AE 11: Hypothesis Testing

Hypothesis testing review

\[H_0: p = 0.1 \text{ vs }H_a: p < 0.1\]

Generate the null distribution

null_dist <- organ_donor %>%
  specify(response = outcome, success = "complication") %>% #<<
  hypothesize(null = "point", 
              p = c("complication" = 0.10, "no complication" = 0.90) 
              ) %>% 
  generate(reps = 100, type = "simulate") %>% 
  calculate(stat = "prop")

Calculate p-value

null_dist %>%
  filter(stat <= (3/62)) %>%
  summarise(p_value = n()/nrow(null_dist))

## # A tibble: 1 x 1
##   p_value
##     <dbl>
## 1    0.17

Clone a repo + start a new project

Clone the ae-11 repo on GitHub and start a new project in RStudio.

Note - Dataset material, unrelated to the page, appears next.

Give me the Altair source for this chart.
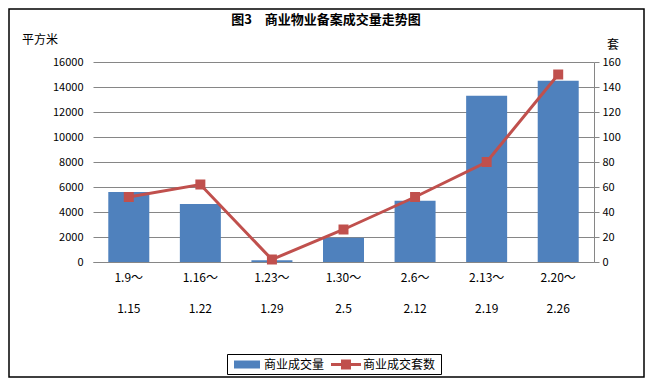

Be sure to configure git in the RStudio console, so you can so you can push your results back up to GitHub.

library(usethis)
use_git_config(user.name= "github username", user.email="your email")

We will be using the asheville dataset. You may load in the dataset with the following code (be sure to set eval to be TRUE in the following R chunk!):

library(tidyverse)
library(infer)

Exercise 1 (Zoom poll)

Suppose you are interested in whether the mean price per guest per night is actually less than $80. Choose the correct null and alternative hypotheses.

$H_0: \mu = 80 \text{ vs. }H_a: \mu \neq 80$
$H_0: \mu = 80 \text{ vs. }H_a: \mu < 80$
$H_0: \mu = 80 \text{ vs. }H_a: \mu > 80$
$H_0: \bar{x} = 80 \text{ vs. }H_a: \bar{x} \neq 80$
$H_0: \bar{x} = 80 \text{ vs. }H_a: \bar{x} < 80$
$H_0: \bar{x} = 80 \text{ vs. }H_a: \bar{x} > 80$

Exercise 2

Let’s use simulation-based methods to conduct the hypothesis test specified in Exercise 1. We’ll start by generating the null distribution.

Fill in the code and uncomment the lines below to generate the null distribution.

set.seed(060921)

null_dist <- asheville # %>%
  #specify(response = ______) %>%
  #hypothesize(null = ______, mu = ______) %>%
  #generate(reps = 100, type = "bootstrap") %>%
  #calculate(stat = _____)

Exercise 3

Fill in the code and uncomment the lines below to calculate the p-value using the null distribution from Exercise 2.

mean_ppg <- asheville # %>% 
  # summarise(mean_ppg = _____ ) %>%
  # pull()

#null_dist %>%
  #filter(______) %>%
  #summarise(p_value = ______)

Exercise 4

Use the p-value to make your conclusion using a significance level of 0.05. Remember, the conclusion has 3 components

How the p-value compares to the significance level
The decision you make with respect to the hypotheses (reject $H_0$ /fail to reject $H_0$)
The conclusion in the context of the research problem

Exercise 5

Suppose you are interested in whether the median price per guest per night is equal to or less than $80. Carry out a similar analysis to that undertaken in Exercises 1 - 4 to test these hypotheses.